TGG has developed a new metric to complement the series of metrics it has introduced in the past few years, which includes power usage effectiveness (PUE™), data center energy productivity (DCeP), energy reuse effectiveness (ERE), data center compute efficiency (DCcE), and others. The Green Grid proposes this new metric to address water usage in data centers, which is emerging as extremely important in the design, location, and operation of data centers in the future. The new water usage effectiveness (WUE™) metric—combined with the PUE and carbon usage effectiveness (CUE™) metrics—enables data center operators to quickly assess the water, energy, and carbon sustainability aspects of their data centers, compare the results, and determine if any energy efficiency and/or sustainability improvements need to be made. Since PUE has received broad adoption in the industry, the WUE metric is a natural extension of PUE and extends the family of xUE metrics.

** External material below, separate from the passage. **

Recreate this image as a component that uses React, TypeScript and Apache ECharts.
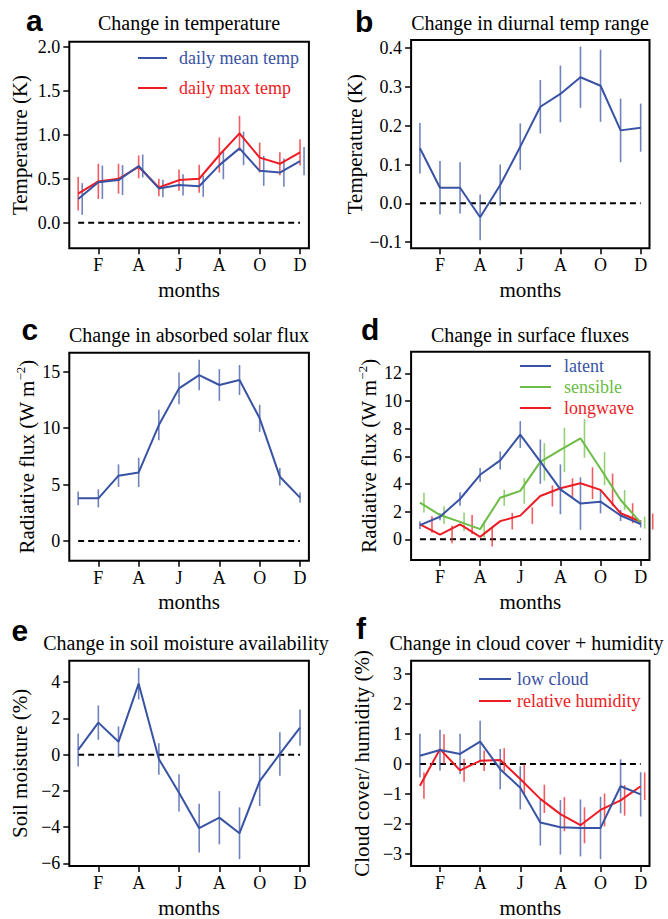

Site issues come into play as well...

Justin: thanks for the comments, as you point out generally all of these things are a trade off. And energy over water may not always be the right choice... really depends on your locale as well... the choice may be water conservation in the southwest, but a wetter climate may choose energy. Each site needs to look at their balance of water, chemicals, carbon, energy, costs, and understand what is best for them.

Posted at 05:06 PM on February 21, 2012 by Michael K Patterson

Data Center Technician

The only problem is, all costs being equal, if it is a simple trade off between water and energy consumption, the question becomes, do I want to reduce water consumption and in turn increase my electricity use and therefore carbon emissions? The only answer, if I had to make it, at this point becomes a PR issue. which option makes me look better in the eyes of the public, and that, to me, would appear to be lower energy consumption regardless of the actual long term impacts of that decision.